Le troisième instrument est celui dont on a le plus parlé : la Coopération structurée permanente entre États membres dans le domaine de la défense, déjà envisagée il y a dix ans dans le traité de Lisbonne mais jamais mise en pratique. Pour la première fois, les vingt-cinq États membres participants ont accepté des engagements contraignants pour contribuer ensemble à nos opérations communes, investir plus et mieux en matière de défense, produire ensemble les capacités militaires dont ils ont besoin, et les déployer ensemble sur les théâtres d’opérations. Ils ont aussi identifié une première série de projets très concrets, dix-sept en tout, qui incluent des véhicules blindés de combat, des systèmes de commandement et contrôle, ou des capacités communes pour l’intervention de nos forces armées en cas de catastrophes naturelles.

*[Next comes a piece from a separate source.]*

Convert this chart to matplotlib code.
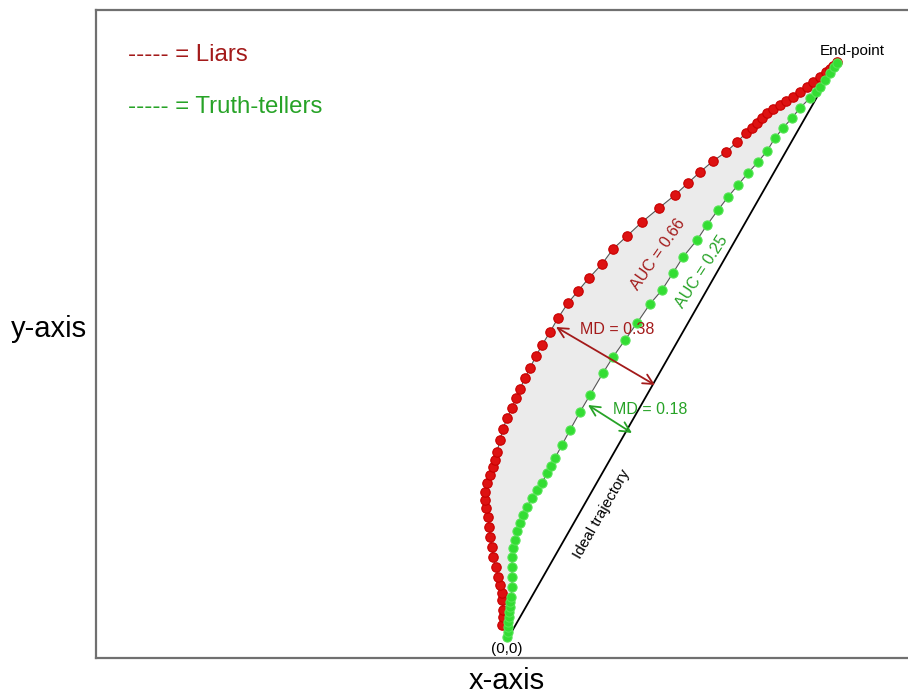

Quand nous avons commencé à parler de l’activation de la Coopération structurée permanente, beaucoup m’ont dit que cela ne marcherait pas.

Après deux années de travail intense, non seulement nous l’avons fait, mais nous l’avons fait avec vingt-cinq pays – sans créer le risque d’une Europe excessivement fragmentée ou « à deux
vitesses ». Nous avons réussi à concilier un haut niveau d’ambition et une grande inclusivité : chaque pays peut librement décider de participer à plus ou moins de projets, mais il y a des engagements communs et contraignants pour tous les vingt-cinq États.

Toutes les capacités militaires que nous développerons grâce à ces projets resteront entre les mains des États membres, et seront disponibles à la fois pour les opérations nationales, européennes et pour les engagements pris dans le cadre des Nations Unies ou de l’Alliance atlantique.

Une autonomie européenne qui sert aussi à l’OTAN

Au cours des deux dernières années, alors que nous construisions l’Europe de la défense, nous avons également renforcé notre coopération avec l’OTAN plus que jamais. Parce qu’aujourd’hui il est clair que l’Europe a intérêt à assumer sa responsabilité de manière plus autonome, mais notre autonomie sert également à renforcer l’OTAN.

Je ne cache pas une grande satisfaction pour les résultats que nous avons obtenus jusqu’à présent. Nous avons créé des outils au niveau européen qui ont un énorme potentiel, pour la sécurité des Européens et pour notre industrie. Et maintenant il nous revient de réaliser ce potentiel. Le Fonds de défense, la Revue coordonnée et la Coopération structurée sont des instruments conçus pour se renforcer mutuellement. C’est à nous de les utiliser de la bonne manière, en les considérant comme les pièces d’un seul grand projet qui est l’Europe de la défense.

En décembre dernier, à la veille du Conseil européen qui a marqué le début officiel de la Coopération structurée permanente, j’ai mis sur la table une série de propositions sur les prochaines étapes de notre chemin commun.

Tout d’abord, sur la façon dont nous agissons ensemble. Notre travail de développement des capacités militaires collectives et de nouveaux instruments n’est pas une fin en soi. Ce qui importe, c’est d’apporter une contribution réelle à notre propre sécurité, à la paix et à la stabilité de notre monde. Nous pourrions maintenant envisager, par exemple, la possibilité de déployer les Groupements tactiques, dix ans après leur création, dans des théâtres de crise là où ils sont nécessaires : et malheureusement, les situations ne manquent pas.

En parallèle, nous menons une révision profonde des capacités dont l’UE a besoin pour ses opérations civiles. Comment assurer le déploiement rapide d’experts en police criminelle, en lutte contre le terrorisme ou les cyber-attaques ? Il est nécessaire de projeter nos experts en dehors de nos frontières pour appuyer nos partenaires, mais aussi garantir la sécurité de l’Europe. Quatorze années ont fourni à l’UE une expérience remarquable dans ce domaine. Nous devons en tirer les conséquences, reconnaître l’énorme bénéfice de ces actions et introduire au niveau national les modifications nécessaires qui facilitent ces déploiements.

Des étapes vers une Union européenne de sécurité et de défense

Certaines de ces initiatives requièrent une révision des instruments financiers sur lesquels elles s’appuient et ceux nécessaires au soutien de nos partenaires internationaux en matière de sécurité et de défense. C’est dans cet esprit que j’ai proposé l’établissement d’une Facilité européenne de paix, en dehors du budget de l’UE, mais lancée en parallèle dans le cycle budgétaire 2021-2027. Une telle facilité permettrait de rassembler dans un seul instrument le financement des opérations militaires de l’UE, ainsi que de celles de nos partenaires, tels le G5 Sahel ou l’Union africaine en Somalie. La Facilité européenne de paix permettrait de surmonter les limites auxquelles ces actions sont actuellement confrontées et accroîtrait considérablement leur efficacité. Elle ajouterait de la prévisibilité et de la flexibilité.

Ainsi, au cours de des derniers mois et années, nous avons montré que le changement est possible et dépend exclusivement de nous. A nous d’utiliser au mieux les outils que nous avons créés au cours des deux dernières années ; à nous de réaliser le plein potentiel de l’Europe de la défense. Maintenant que les chantiers sont lancés, nous sommes sur la bonne voie pour façonner les prochaines étapes vers une Union européenne de sécurité et de défense.